Daerah

Banjir Ancam Produktivitas Pangan Kukar, Pengamat: Ekologi dan Ekonomi Tidak Bisa Dipisahkan

M Jaini Rasyid — Kaltim Today 27 Mei 2025 19:38
Banjir Ancam Produktivitas Pangan Kukar, Pengamat: Ekologi dan Ekonomi Tidak Bisa Dipisahkan
Sawah di Kukar. (Istimewa)

Kaltimtoday.co, Tenggarong - Ancaman banjir yang terus berulang di Kalimantan Timur, termasuk wilayah Kutai Kartanegara (Kukar), bukan hanya soal kerusakan infrastruktur dan aktivitas ekonomi yang lumpuh sementara.

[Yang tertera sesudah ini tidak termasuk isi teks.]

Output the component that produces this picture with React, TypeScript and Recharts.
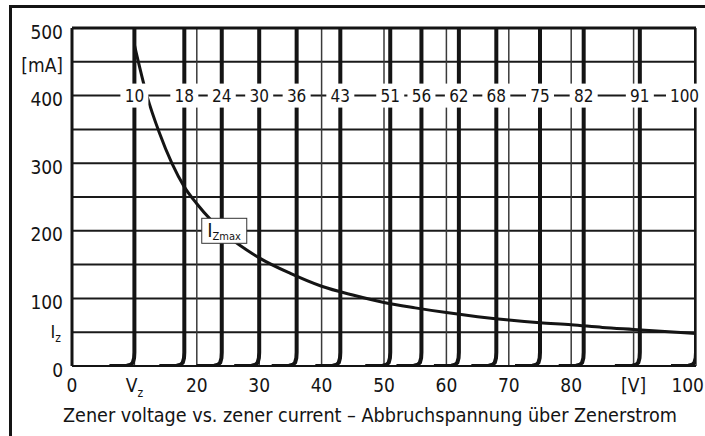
import {
  LineChart, Line, XAxis, YAxis, CartesianGrid,
  ReferenceDot, ReferenceLine,
} from "recharts";

const FONT = "'DejaVu Sans Condensed', 'DejaVu Sans', sans-serif";
const INK = "#141414";

// axis ticks
const X_TICKS = [0, 10, 20, 30, 40, 50, 60, 70, 80, 90, 100];
const Y_TICKS = [0, 50, 100, 150, 200, 250, 300, 350, 400, 450, 500];

// zener voltages of the family of curves
const ZENER_V = [10, 18, 24, 30, 36, 43, 51, 56, 62, 68, 75, 82, 91, 100];

// shape of the knee at the bottom of each zener curve (offset in V, current in mA)
const KNEE_DV = [-4, -1.2, -0.6, -0.25, -0.05, 0, 0];
const KNEE_I = [0, 0.5, 2, 5, 12, 20, 500];

// maximum zener current curve
const IZMAX_V = [10, 12, 14, 16, 18, 20, 25, 30, 35, 40, 45, 50, 55, 60, 65, 70, 75, 80, 85, 90, 95, 100];
const IZMAX_I = [475, 400, 345, 300, 265, 240, 192, 160, 137, 118, 105, 94, 86, 79, 73, 68, 64, 61, 57, 54, 51, 48];

const izmaxData = IZMAX_V.map((v, i) => ({ v, i: IZMAX_I[i] }));
const zenerData = (vz: number) =>
  KNEE_DV.map((dv, k) => ({ v: vz + dv, i: KNEE_I[k] }));

function XTick({ x, y, payload }: any) {
  const v = payload.value;
  let content: any = String(v);
  if (v === 10) content = <>V<tspan fontSize={12} dy={5}>z</tspan></>;
  if (v === 90) content = "[V]";
  // last label sits flush with the right edge, as in the original
  const last = v === 100;
  return (
    <text
      x={last ? x + 8 : x} y={y + 26} textAnchor={last ? "end" : "middle"}
      fill={INK} fontSize={19} fontFamily={FONT}
    >
      {content}
    </text>
  );
}

function YTick({ x, y, payload }: any) {
  const v = payload.value;
  if (v === 150 || v === 250 || v === 350) return null;
  if (v === 50) {
    return (
      <text x={x - 2} y={y + 6} textAnchor="end" fill={INK} fontSize={18} fontFamily={FONT}>
        I<tspan fontSize={12} dy={4}>z</tspan>
      </text>
    );
  }
  const label = v === 450 ? "[mA]" : String(v);
  return (
    <text x={x} y={y + 10.5} textAnchor="end" fill={INK} fontSize={19} fontFamily={FONT}>
      {label}
    </text>
  );
}

function ZenerTag({ cx, cy, text }: any) {
  const w = text.length * 9 + 10;
  const right = Math.min(cx + w / 2, 703);
  const left = right - w;
  return (
    <g>
      <rect x={left} y={cy - 12} width={w} height={24} fill="#fff" />
      <text x={left + w / 2} y={cy + 6.5} textAnchor="middle" fill={INK} fontSize={17} fontFamily={FONT}>
        {text}
      </text>
    </g>
  );
}

function IzmaxTag({ cx, cy }: any) {
  return (
    <g>
      <rect x={cx - 22.5} y={cy - 12.5} width={45} height={25} fill="#fff" stroke="#333" strokeWidth={1} />
      <text x={cx - 17} y={cy + 6} fill={INK} fontSize={20} fontFamily={FONT}>
        I<tspan fontSize={11} dy={3}>Zmax</tspan>
      </text>
    </g>
  );
}

export default function App() {
  return (
    <div
      style={{
        position: "absolute", left: 0, top: 0, width: 705, height: 436,
        background: "#fff", overflow: "hidden", fontFamily: FONT,
      }}
    >
      <div
        style={{
          position: "absolute", left: 9, top: 5, width: 720, height: 460,
          borderLeft: `3px solid ${INK}`, borderTop: `3px solid ${INK}`,
        }}
      />
      <div style={{ position: "absolute", left: 0, top: 0 }}>
        <LineChart width={705} height={436} margin={{ top: 28, right: 9, bottom: 40, left: 12 }}>
          <CartesianGrid vertical={false} stroke="#1a1a1a" strokeWidth={2} />
          <CartesianGrid horizontal={false} stroke="#3a3a3a" strokeWidth={1.5} />
          <XAxis
            type="number" dataKey="v" domain={[0, 100]} ticks={X_TICKS}
            allowDataOverflow height={30} tickLine={false} tickSize={0} tickMargin={0}
            axisLine={{ stroke: INK, strokeWidth: 2 }} tick={<XTick />} interval={0}
          />
          <YAxis
            type="number" dataKey="i" domain={[0, 500]} ticks={Y_TICKS}
            allowDataOverflow width={60} tickLine={false} tickSize={0} tickMargin={9}
            axisLine={{ stroke: INK, strokeWidth: 3 }} tick={<YTick />} interval={0}
          />
          <ReferenceLine y={500} stroke={INK} strokeWidth={3} />
          {ZENER_V.map((vz) => (
            <Line
              key={vz} data={zenerData(vz)} dataKey="i" type="linear"
              stroke={INK} strokeWidth={4} dot={false} strokeLinejoin="round"
              isAnimationActive={false}
            />
          ))}
          <Line
            data={izmaxData} dataKey="i" type="monotone"
            stroke={INK} strokeWidth={3} dot={false} isAnimationActive={false}
          />
          {ZENER_V.map((vz) => (
            <ReferenceDot
              key={"t" + vz} x={vz} y={400} r={0}
              shape={(p: any) => <ZenerTag cx={p.cx} cy={p.cy} text={String(vz)} />}
            />
          ))}
          <ReferenceDot x={24.4} y={200} r={0} shape={(p: any) => <IzmaxTag cx={p.cx} cy={p.cy} />} />
        </LineChart>
      </div>
      <div
        style={{
          position: "absolute", left: 63, top: 404,
          fontSize: 19.6, color: INK, whiteSpace: "nowrap", lineHeight: "24px",
        }}
      >
        Zener voltage vs. zener current – Abbruchspannung über Zenerstrom
      </div>
    </div>
  );
}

Lebih dari itu, bencana ini berdampak jangka panjang terhadap produktivitas pangan dan keberlanjutan ekosistem pertanian daerah.

Pengamat ekonomi dari Universitas Mulawarman, Purwadi, menyebut persoalan banjir tidak bisa dilihat secara sempit. 

“Ini bukan cuma urusan genangan air. Banjir berdampak ke banyak aspek, bisa soal kesehatan, sosial, ekonomi, dan juga ekologi. Kalau lahan-lahan pertanian rusak atau menyempit, kita bisa kehilangan ketahanan pangan,” jelasnya saat dihubungi Kaltimtoday, Selasa (27/5/2025).

Merujuk data Badan Pusat Statistik (BPS) Kaltim, produksi padi di Kukar memang mengalami penurunan dalam tiga tahun terakhir. Tahun 2020 tercatat sebanyak 110.940 ton gabah kering giling. Namun, angkanya terus menurun hingga tahun 2022 hanya mencapai 106.117 ton, yang jika dikonversi setara 61.725 ton beras. 

Salah satu penyebab utamanya adalah penyempitan lahan panen akibat alih fungsi lahan dan gangguan ekosistem.

“Kalau banjir terus berulang dan tidak ada solusi ekologis, masyarakat akan kehilangan kepercayaan. Lahan rusak, gagal panen, petani mundur. Ini bukan soal kerugian langsung saja, tapi soal potensi hilangnya fungsi ekonomi dan sosial pertanian,” lanjut Purwadi.

Dinas Pertanian dan Peternakan (Distanak) Kukar sendiri tengah berupaya mengejar target Luas Tambah Tanam (LTT) hingga 23.100 hektare pada akhir 2025, baik untuk padi sawah maupun padi kering. 

Namun, hingga 23 Mei 2025, realisasi tanam baru mencapai 1.707,5 hektare dari target bulanan 3.113 hektare. Artinya, Kukar baru menyentuh 54,85 persen target bulan ini, dan masuk dalam kategori “kuning”.

“Kalau target LTT tidak tercapai, artinya kita akan sulit mengembalikan produktivitas pertanian seperti sebelumnya. Dan ujung-ujungnya, akan berdampak pada stok pangan, distribusi, hingga harga di pasaran,” tegasnya.

Lebih jauh, ia menekankan bahwa pemulihan ekonomi daerah harus menyatu dengan kebijakan adaptasi iklim dan pengelolaan risiko bencana.

“Kalau kita bicara investasi atau pertumbuhan ekonomi Kukar, pertanian tidak bisa diabaikan. Dan pertanian sangat rentan terhadap gangguan ekologis seperti banjir,” ucapnya.

Menurut Purwadi, negara harus hadir dengan langkah konkret.

“Bukan hanya respons saat banjir terjadi, tapi juga perencanaan jangka panjang dari tata ruang, perbaikan infrastruktur, sampai penguatan kelembagaan petani. Ini soal ketahanan daerah, dan masa depan pangan kita,” tutupnya.